I am reminded of Mme. Mitterrand’s simple candor because of the lurid, panting sexual allegations that have been tossed about these past weeks in order to entertain a tabloid nation and ruin a chief of state. Hypocrisy, never far from the surface of American political life, and lust, never far from the surface of human existence, have banded together and, with the help of the media, basically obliterated some of our more decent instincts. Nor is this the first time such an attack has been carried out in this country — to the puzzlement of the rest of the world.
The “hypocrisy of conformity” was a petit bourgeoisie concern which sophisticated Democrats were expected to ignore. The left was more disgusted by the “lurid, panting sexual allegations” made against Clinton than by his actual behavior. Any concern for his victims was brushed off while pointing to the bemused puzzlement of Europe. This is what won the day for Clinton to the amazement of about half the country.
Yes, Clinton was impeached. He settled with one of his accusers and lost his law license, but it was a slap on the wrist and the left didn’t care about any of it at the time or since. Now, suddenly, the entire team at Vox is on board with the idea this was a big mistake.
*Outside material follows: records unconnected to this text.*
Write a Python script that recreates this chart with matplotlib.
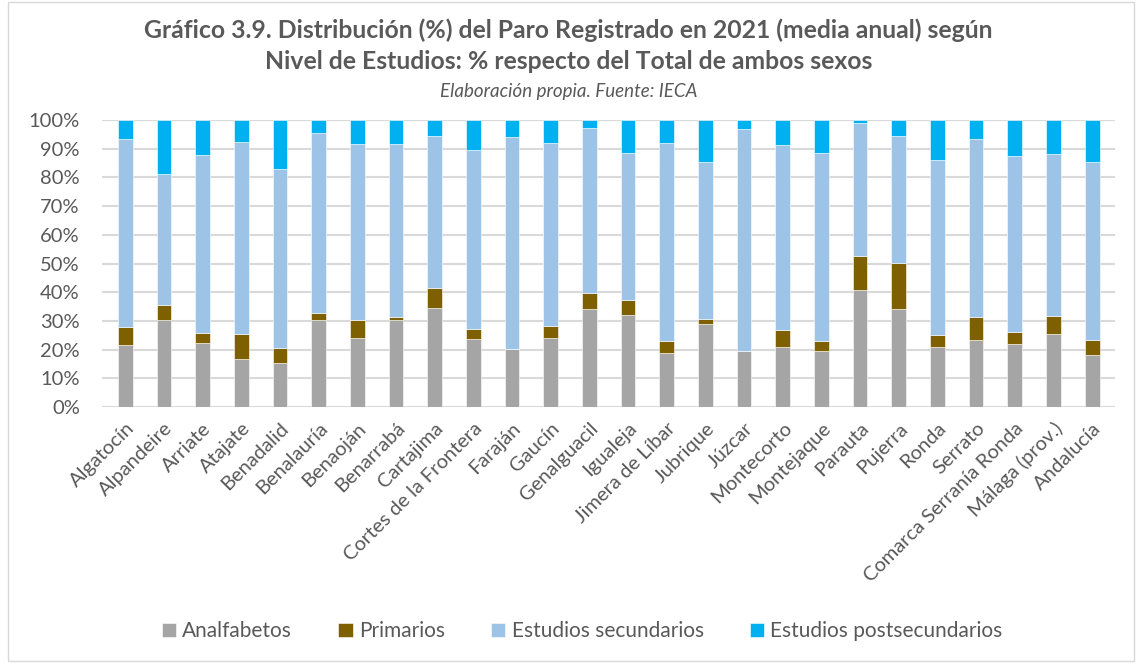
import numpy as np
import matplotlib.pyplot as plt
from matplotlib.patches import Rectangle
from matplotlib.ticker import PercentFormatter

plt.rcParams['font.family'] = ['Lato', 'DejaVu Sans']

municipios = ["Algatocín", "Alpandeire", "Arriate", "Atajate", "Benadalid",
              "Benalauría", "Benaoján", "Benarrabá", "Cartajima",
              "Cortes de la Frontera", "Faraján", "Gaucín", "Genalguacil",
              "Igualeja", "Jimera de Líbar", "Jubrique", "Júzcar", "Montecorto",
              "Montejaque", "Parauta", "Pujerra", "Ronda", "Serrato",
              "Comarca Serranía Ronda", "Málaga (prov.)", "Andalucía"]

# porcentajes
analfabetos = [21.7, 30.4, 22.2, 16.9, 15.4, 30.2, 23.9, 30.3, 34.6,
               23.8, 20.1, 24.2, 34.3, 32.1, 18.8, 29.1, 19.7, 20.9,
               19.5, 40.8, 34.0, 21.0, 23.3, 21.9, 25.5, 18.2]
primarios = [6.1, 5.3, 3.7, 8.7, 5.2, 2.7, 6.5, 1.1, 6.8,
             3.3, 0.0, 4.1, 5.6, 5.3, 4.2, 1.6, 0.0, 6.0,
             3.4, 11.9, 16.2, 4.2, 8.1, 4.3, 6.1, 5.1]
secundarios = [65.5, 45.6, 62.0, 66.7, 62.3, 62.7, 61.4, 60.4, 53.0,
               62.5, 73.9, 63.7, 57.3, 51.0, 69.0, 54.5, 77.3, 64.5,
               65.5, 46.4, 44.3, 60.9, 62.0, 61.3, 56.6, 62.1]
postsecundarios = [6.7, 18.7, 12.1, 7.7, 17.1, 4.4, 8.2, 8.2, 5.6,
                   10.4, 6.0, 8.0, 2.8, 11.6, 8.0, 14.8, 3.0, 8.6,
                   11.6, 0.9, 5.5, 13.9, 6.6, 12.5, 11.8, 14.6]

series = [("Analfabetos", analfabetos, "#A5A5A5"),
          ("Primarios", primarios, "#7F6000"),
          ("Estudios secundarios", secundarios, "#9DC3E6"),
          ("Estudios postsecundarios", postsecundarios, "#00B0F0")]

texto = "#595959"

fig = plt.figure(figsize=(11.37, 6.63), dpi=100)
ax = fig.add_axes([0.0897, 0.386, 0.8913, 0.433])

x = np.arange(len(municipios))
base = np.zeros(len(municipios))
for nombre, vals, color in series:
    vals = np.array(vals)
    ax.bar(x, vals, 0.38, bottom=base, color=color, label=nombre,
           edgecolor="white", linewidth=0.4, zorder=3)
    base += vals

ax.set_ylim(0, 100)
ax.set_xlim(-0.6, len(municipios) - 0.4)
ax.set_yticks(np.arange(0, 101, 10))
ax.yaxis.set_major_formatter(PercentFormatter(decimals=0))
ax.grid(axis="y", color="#D9D9D9", linewidth=1.5, zorder=0)
for s in ax.spines.values():
    s.set_visible(False)
ax.tick_params(length=0, colors=texto)
ax.tick_params(axis="y", pad=16, labelsize=14.5)
ax.tick_params(axis="x", pad=9)
ax.set_xticks(x)
ax.set_xticklabels(municipios, rotation=45, ha="right", rotation_mode="anchor",
                   fontsize=14.5)

fig.text(0.5, 0.955, "Gráfico 3.9. Distribución (%) del Paro Registrado en 2021 (media anual) según",
         ha="center", va="center", fontsize=17.8, fontweight="bold", color=texto)
fig.text(0.5, 0.907, "Nivel de Estudios: % respecto del Total de ambos sexos",
         ha="center", va="center", fontsize=17.8, fontweight="bold", color=texto)
fig.text(0.5, 0.862, "Elaboración propia. Fuente: IECA",
         ha="center", va="center", fontsize=13.5, style="italic", color=texto)

fig.legend(loc="center", bbox_to_anchor=(0.512, 0.048), ncol=4, frameon=False,
           fontsize=15, labelcolor=texto, handlelength=0.7, handleheight=0.7,
           handletextpad=0.3, columnspacing=2.2)

fig.patches.append(Rectangle((0.007, 0.003), 0.99, 0.994, transform=fig.transFigure,
                             fill=False, edgecolor="#D9D9D9", linewidth=1))

fig.savefig("out.png", dpi=100, facecolor="white")
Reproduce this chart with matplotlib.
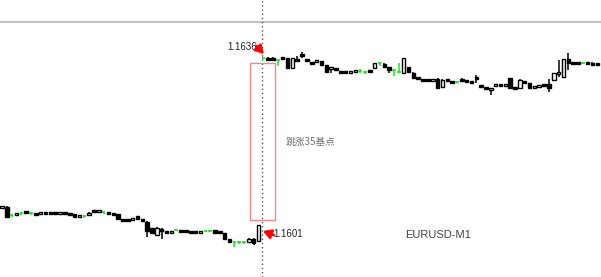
import matplotlib
matplotlib.use("Agg")
import matplotlib.pyplot as plt
from matplotlib.patches import Rectangle
import numpy as np

plt.rcParams['font.family'] = ['Liberation Sans', 'Noto Sans CJK SC', 'DejaVu Sans']

# EURUSD M1 candles (open / high / low / close)
opens = [
    1.16065, 1.16066, 1.16050, 1.16051, 1.16055, 1.160565, 1.16054, 1.160535, 1.16053, 1.16055,
    1.160545, 1.160545, 1.160535, 1.16055, 1.16053, 1.16050, 1.16047, 1.16048, 1.16050, 1.160595,
    1.16056, 1.16056, 1.160555, 1.16053, 1.16052, 1.16041, 1.160405, 1.16041, 1.16046, 1.16042,
    1.16037, 1.16024, 1.16011, 1.16023, 1.160175, 1.16016, 1.160205, 1.16020, 1.160195, 1.16018,
    1.16017, 1.16015, 1.160195, 1.16019, 1.16019, 1.160175, 1.16015, 1.160015, 1.159965, 1.15998,
    1.15997, 1.15997, 1.16004, 1.159995,
    1.16358, 1.16357, 1.16357, 1.163545, 1.16359, 1.16358, 1.16339, 1.16356, 1.163645, 1.16355,
    1.16350, 1.163505, 1.16352, 1.163445, 1.16336, 1.163375, 1.16331, 1.16331, 1.16329, 1.163315,
    1.16333, 1.16331, 1.16333, 1.163385, 1.16348, 1.16346, 1.16340, 1.16334, 1.16331, 1.16329,
    1.16340, 1.16329, 1.163195, 1.16315, 1.163155, 1.163135, 1.16317, 1.16301, 1.163155, 1.163115,
    1.16311, 1.163155, 1.163135, 1.163115, 1.16319, 1.16305, 1.163005, 1.16296, 1.163035, 1.16306,
    1.16304, 1.16319, 1.162995, 1.16299, 1.16313, 1.16309, 1.162995, 1.163015, 1.16307, 1.16307,
    1.16315, 1.16326, 1.16321, 1.16356, 1.163495, 1.16349, 1.16348, 1.16349, 1.163475, 1.16347,
]
highs = [
    1.16068, 1.16067, 1.16052, 1.16055, 1.16056, 1.16058, 1.16055, 1.16054, 1.16056, 1.16056,
    1.160555, 1.16056, 1.16056, 1.160555, 1.160535, 1.160505, 1.160495, 1.16050, 1.16056, 1.16060,
    1.16060, 1.16057, 1.16056, 1.160535, 1.160525, 1.160415, 1.16041, 1.16045, 1.16049, 1.160425,
    1.160375, 1.16025, 1.16026, 1.16025, 1.160185, 1.160195, 1.160215, 1.160205, 1.16020, 1.160185,
    1.160175, 1.160195, 1.160205, 1.16020, 1.160195, 1.16018, 1.160155, 1.16002, 1.159975, 1.159995,
    1.159985, 1.160045, 1.16005, 1.16031,
    1.16360, 1.16360, 1.16360, 1.16355, 1.16360, 1.16359, 1.16359, 1.16362, 1.163698, 1.16356,
    1.16351, 1.16354, 1.16353, 1.16345, 1.16341, 1.16338, 1.163315, 1.163315, 1.16333, 1.163345,
    1.16336, 1.16332, 1.163335, 1.16349, 1.16350, 1.16349, 1.16341, 1.16335, 1.16348, 1.16359,
    1.16341, 1.16330, 1.16320, 1.163155, 1.16316, 1.163165, 1.16319, 1.16316, 1.16316, 1.16313,
    1.16312, 1.16318, 1.163145, 1.16312, 1.16325, 1.163055, 1.16301, 1.162995, 1.16307, 1.163065,
    1.16307, 1.163195, 1.16300, 1.16316, 1.163135, 1.163095, 1.16303, 1.16305, 1.163075, 1.16317,
    1.16329, 1.16354, 1.16357, 1.16368, 1.16350, 1.16350, 1.16349, 1.16351, 1.16350, 1.163475,
]
lows = [
    1.16064, 1.16045, 1.16046, 1.16050, 1.16050, 1.16054, 1.16051, 1.16051, 1.160525, 1.16053,
    1.16053, 1.160535, 1.16053, 1.160525, 1.160495, 1.160475, 1.160465, 1.16045, 1.160495, 1.160565,
    1.160555, 1.16053, 1.160525, 1.160495, 1.16042, 1.160395, 1.160395, 1.160405, 1.16044, 1.160375,
    1.160075, 1.160145, 1.160105, 1.16003, 1.16016, 1.160155, 1.16019, 1.16018, 1.160175, 1.16015,
    1.16015, 1.160145, 1.160185, 1.16018, 1.160165, 1.160145, 1.16002, 1.15998, 1.15988, 1.15994,
    1.15994, 1.159965, 1.159915, 1.15999,
    1.16356, 1.16352, 1.16352, 1.163425, 1.16357, 1.16338, 1.16338, 1.16350, 1.16358, 1.16352,
    1.163465, 1.16350, 1.16344, 1.163305, 1.163285, 1.163345, 1.16327, 1.16329, 1.163285, 1.16331,
    1.16329, 1.16326, 1.16328, 1.16338, 1.16343, 1.16340, 1.16329, 1.16323, 1.16329, 1.163285,
    1.16330, 1.163185, 1.16317, 1.16312, 1.163135, 1.16313, 1.16299, 1.163005, 1.16313, 1.16309,
    1.163095, 1.16313, 1.163115, 1.16307, 1.16309, 1.163015, 1.16298, 1.162855, 1.16303, 1.163035,
    1.163035, 1.16299, 1.16298, 1.162985, 1.16309, 1.16299, 1.16299, 1.16301, 1.16303, 1.16291,
    1.16314, 1.16321, 1.16320, 1.16334, 1.163465, 1.16347, 1.16346, 1.16345, 1.16342, 1.16342,
]
closes = [
    1.16067, 1.16047, 1.16050, 1.16054, 1.16055, 1.160555, 1.16054, 1.160515, 1.16055, 1.160545,
    1.16054, 1.16054, 1.160555, 1.16053, 1.16050, 1.16048, 1.16049, 1.16048, 1.16055, 1.16057,
    1.16059, 1.16056, 1.16053, 1.16050, 1.160425, 1.16040, 1.16040, 1.160445, 1.160445, 1.16038,
    1.16018, 1.16015, 1.16025, 1.16018, 1.16017, 1.16019, 1.160205, 1.160185, 1.16018, 1.160155,
    1.160155, 1.16019, 1.160195, 1.16019, 1.16017, 1.16015, 1.160025, 1.159985, 1.159965, 1.15998,
    1.15997, 1.160035, 1.159955, 1.160305,
    1.16358, 1.16355, 1.16355, 1.163545, 1.163575, 1.163385, 1.16358, 1.16353, 1.163625, 1.16353,
    1.16347, 1.163535, 1.163445, 1.16331, 1.16340, 1.16335, 1.16330, 1.163295, 1.16332, 1.16334,
    1.16333, 1.16331, 1.16332, 1.16348, 1.16348, 1.163405, 1.16334, 1.16334, 1.16331, 1.16358,
    1.16331, 1.16319, 1.163175, 1.163145, 1.16314, 1.16316, 1.16300, 1.16315, 1.163135, 1.163105,
    1.16311, 1.163135, 1.16312, 1.16311, 1.163175, 1.16302, 1.162985, 1.162985, 1.16306, 1.16304,
    1.163065, 1.162995, 1.162985, 1.16315, 1.163095, 1.162995, 1.163025, 1.163045, 1.163035, 1.16299,
    1.16328, 1.16330, 1.16356, 1.16348, 1.16347, 1.163475, 1.16348, 1.163475, 1.163455, 1.16346,
]

symbol = "EURUSD-M1"
price_high = "1.1636"
price_low = "1.1601"
note = "跳涨35基点"

o = np.array(opens)
h = np.array(highs)
l = np.array(lows)
c = np.array(closes)
x = np.arange(len(o))

fig = plt.figure(figsize=(6.01, 2.77), dpi=100)
ax = fig.add_axes([0, 0, 1, 1])
ax.set_facecolor('white')

up = c > o
down = c < o
flat = c == o
green = '#22e022'
w = 0.72
min_h = 0.000045

# wicks
ax.vlines(x[~flat], l[~flat], h[~flat], color='black', lw=1.1)
ax.vlines(x[flat], l[flat], h[flat], color=green, lw=1.1)

# bodies (tiny bodies still get a couple of pixels, like the terminal draws them)
body = np.maximum(np.abs(c - o), min_h)
mid = (o + c) / 2
bottom = np.where(np.abs(c - o) < min_h, mid - min_h / 2, np.minimum(o, c))
ax.bar(x[up], body[up], bottom=bottom[up], width=w, color='white',
       edgecolor='black', lw=1, zorder=3)
ax.bar(x[down], body[down], bottom=bottom[down], width=w, color='black',
       edgecolor='black', lw=1, zorder=3)
ax.hlines(o[flat], x[flat] - w / 2, x[flat] + w / 2, color=green, lw=1.2, zorder=3)

# chart objects
ax.axhline(1.16429, color='#c0c0c8', lw=1.6)
ax.axvline(53.7, color='#555555', lw=1, ls=(0, (1, 2)))
ax.add_patch(Rectangle((51.24, 1.160404), 5.16, 0.003078, fill=False,
                       edgecolor='#f08a8a', lw=1, zorder=2))

arrow = dict(arrowstyle='-|>,head_width=0.35,head_length=0.6', color='red',
             lw=1.8, mutation_scale=8, shrinkA=0, shrinkB=0)
ax.annotate('', xy=(54.1, 1.163659), xytext=(-5.5, 6), textcoords='offset points',
            arrowprops=arrow, zorder=5)
ax.annotate('', xy=(53.9, 1.160188), xytext=(8, -3), textcoords='offset points',
            arrowprops=arrow, zorder=5)
ax.text(52.8, 1.163796, price_high, ha='right', va='center', fontsize=7, color='#222222')
ax.text(56.0, 1.160129, price_low, ha='left', va='center', fontsize=7, color='#222222')
ax.text(58.5, 1.161933, note, ha='left', va='center', fontsize=7, color='#707070',
        family=['Noto Sans CJK SC', 'DejaVu Sans'])
ax.text(83.3, 1.16011, symbol, ha='left', va='center', fontsize=8, color='#444444')

ax.set_xlim(-0.413, 123.76)
ax.set_ylim(1.159286, 1.164718)
ax.set_axis_off()

plt.savefig('out.png', dpi=100, facecolor='white')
That’s true even though I strongly suspect the article above defending Clinton could have appeared in Vox if they had been around in 1998. It’s a perfect “Well, actually…” story of the kind they love to run. “Actually, cheating chief executives aren’t considered a big deal in Europe, even by their own wives,” is the headline Vox would have gone with.
They fought us tooth and nail on this issue for 19 years. They mocked the right’s concerns and made flaming hypocrites of themselves abandoning their own concerns (sexual harassment, respect for women). Having done all of that, the left is now casually switching sides on the field, like a football team after half-time. As someone who lived through all of this, their sudden, convenient about-face is just astounding to behold. Two decades of their smug, snooty garbage and now it’s just “Okay, you were right all along.”